[START DATA EXTRACT]
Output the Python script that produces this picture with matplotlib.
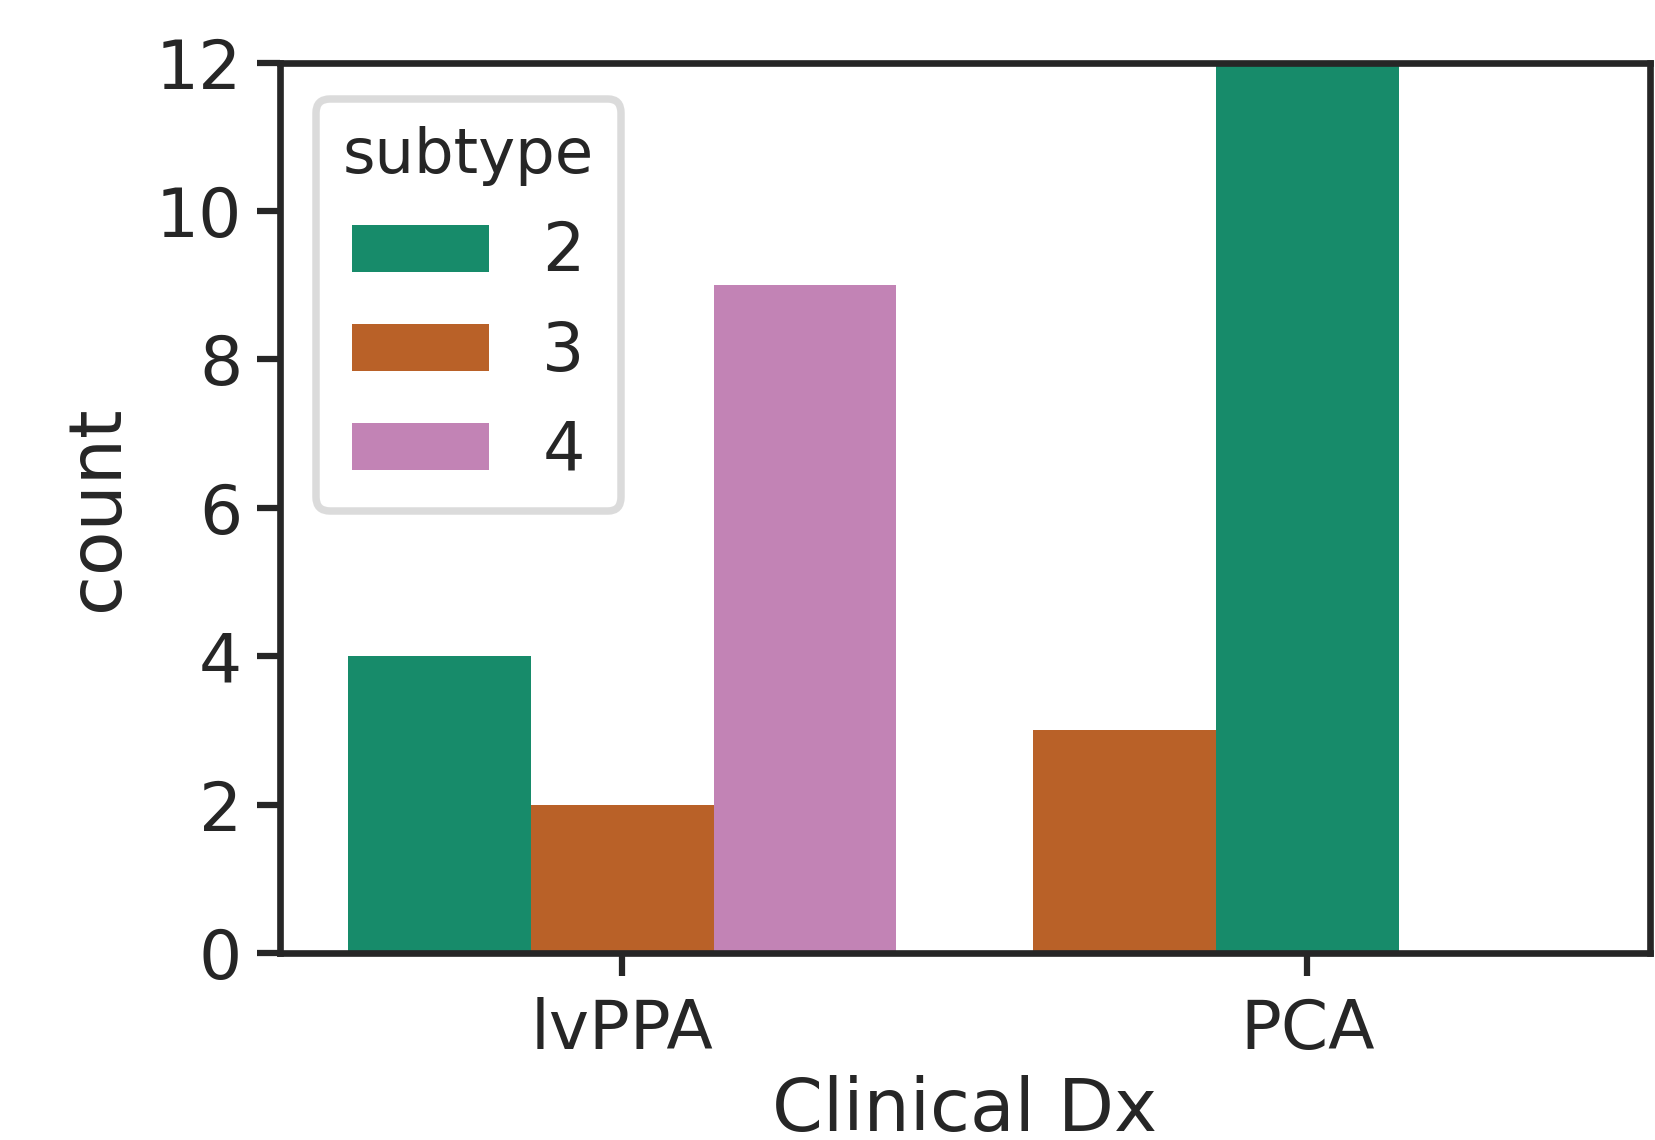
import numpy as np
import matplotlib
matplotlib.use('Agg')
import matplotlib.pyplot as plt
from matplotlib.patches import Patch

# counts per clinical diagnosis, listed in the order the bars sit within each group
categories = ['lvPPA', 'PCA']
subtypes = ['2', '3', '4']
lvppa_subtypes = ['2', '3', '4']
lvppa_counts = [4, 2, 9]
pca_subtypes = ['3', '2']
pca_counts = [3, 12]

colors = {'2': '#178b6a', '3': '#b96128', '4': '#c283b5'}
ink = '#262626'

plt.rcParams['font.family'] = 'DejaVu Sans'
plt.rcParams['text.color'] = ink
plt.rcParams['axes.labelcolor'] = ink
plt.rcParams['xtick.color'] = ink
plt.rcParams['ytick.color'] = ink

fig = plt.figure(figsize=(1655 / 300, 1140 / 300), dpi=300)
ax = fig.add_axes([0.169, 0.164, 0.828, 0.781])

width = 0.8 / 3
groups = [(lvppa_subtypes, lvppa_counts), (pca_subtypes, pca_counts)]
for i, (subs, counts) in enumerate(groups):
    for slot, (s, c) in enumerate(zip(subs, counts)):
        ax.bar(i + (slot - 1) * width, c, width=width, color=colors[s],
               linewidth=0)

ax.set_xlim(-0.5, 1.5)
ax.set_ylim(0, 12)
ax.set_xticks(range(len(categories)))
ax.set_xticklabels(categories)
ax.set_yticks(np.arange(0, 13, 2))
ax.tick_params(labelsize=16.3, length=5.5, width=1.5)
ax.tick_params(axis='y', pad=3.5)
ax.tick_params(axis='x', pad=5)
for sp in ax.spines.values():
    sp.set_linewidth(1.6)
    sp.set_color(ink)

ax.set_xlabel('Clinical Dx', fontsize=17.5, labelpad=3)
ax.set_ylabel('count', fontsize=17.5, labelpad=5.5)

handles = [Patch(facecolor=colors[s], edgecolor='none') for s in subtypes]
leg = ax.legend(handles, subtypes, title='subtype', loc='upper left',
                fontsize=16, title_fontsize=15, handlelength=2.05,
                handleheight=0.71, borderaxespad=0.55, handletextpad=0.8,
                borderpad=0.4, labelspacing=0.5, framealpha=0.8)
leg.get_frame().set_edgecolor('#d3d3d3')
leg.get_frame().set_linewidth(1.8)

fig.savefig('out.png', dpi=300)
[END DATA EXTRACT]
**STATED PROBLEM:** Pick out lines containing the word "matplotlib", each one as written.

**RESULT OF THIS EXERCISE:**
Output the Python script that produces this picture with matplotlib.
import matplotlib
matplotlib.use('Agg')
import matplotlib.pyplot as plt
from matplotlib.patches import Patch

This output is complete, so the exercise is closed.